Les faits : une rémunération totale de 258 millions d’euros

Basé sur les bilans de l’année 2021, le montant total des salaires des dirigeants du CAC40 atteint les 129 millions d’euros. La première donnée qui frappe l’esprit réside dans le fait que les situations les plus confortables sont les moins traitées par les syndicats et les partis politiques.

Le patron touchant le plus gros salaire est Carlos Tavares, à la tête du groupe Stellantis. Son salaire fixe et les bonus représentent 9 millions d’euros. Le dirigeant au plus faible salaire est Gilles Grapinet, à la tête de Worldline pour 1 million d’euros.

Si ces chiffres vous donnent déjà le vertige, ce n’est rien à côté du montant cumulant les salaires, les bonus et les titres. La rémunération totale des Présidents Directeurs Généraux du CAC40 est de 258 millions d’euros.

Le principal bénéficiaire est un homme qui échappe aux critiques : Bernard Charlès, le patron de Dassault Systèmes reçoit à lui seul la somme pharaonique de 44 millions d’euros par an. Avec une activité reposant sur les commandes de l’État Français, l’action diplomatique et militaire française, il représente le cas de figure qui pourrait faire monter les français au créneau. A lui seul il touche 17 % des revenus totaux des patrons du CAC40 alors qu’il serait incapable de faire des affaires sans la participation des services français.
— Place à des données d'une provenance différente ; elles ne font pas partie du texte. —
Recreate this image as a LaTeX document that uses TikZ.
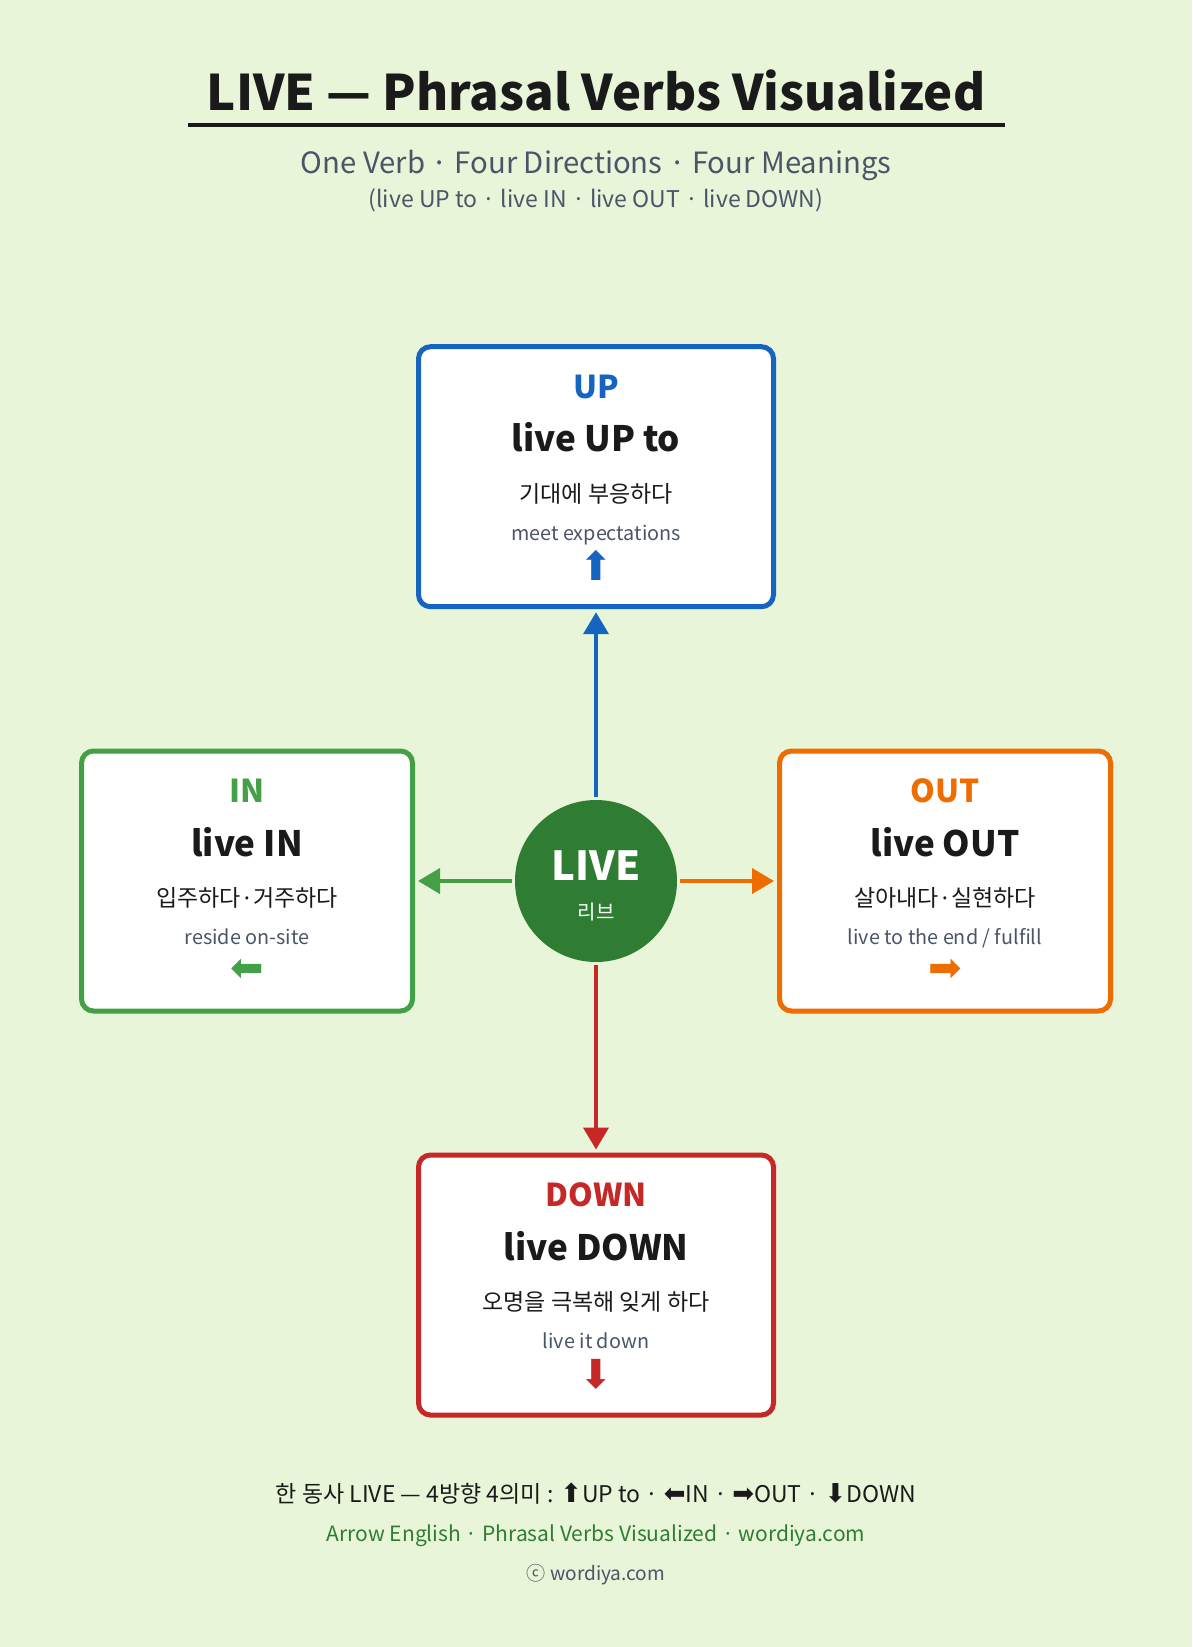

Si l’on prend les rémunérations totales des PDG du CAC40 pour les redistribuer aux travailleurs français, le gain brut serait de 4€20 par personne. Si l’on redistribue le montant à la population totale, en ajoutant les retraités, les élèves, les étudiants et les chômeurs : le gain serait de 1€90 par personne. Le sujet n’est donc pas inintéressant en terme d’équité et de déséquilibre dans les revenus, mais ne constitue aucunement une solution répondant à l’augmentation du coût de la vie ou à la précarité.

Le contexte : Le nerf de la guerre dans un système capitaliste, c’est le dividende :

Les dividendes sont une redistribution des bénéfices aux différents actionnaires. Les montants et modalités sont définies par les assemblées générales des entreprises. La distribution 2021 fut colossale avec 69 milliards d’euros reversés. Comparativement, la rémunération totale des PDG représente 0,37 % des dividendes attribués aux actionnaires du CAC40. Il semblerait donc plus naturel en terme de mesures de lutte contre les inégalités, de s’intéresser à l’actionnariat avant de focaliser les enjeux sociaux autour du seul salaire du patron de Total Énergie. Rappelons d’ailleurs que le groupe est accusé de dissimuler une partie de ses profits dans ses filiales, problématique qui s’ajoute à la thématique de la redistribution. Que peut-on faire en s’intéressant aux dividendes ?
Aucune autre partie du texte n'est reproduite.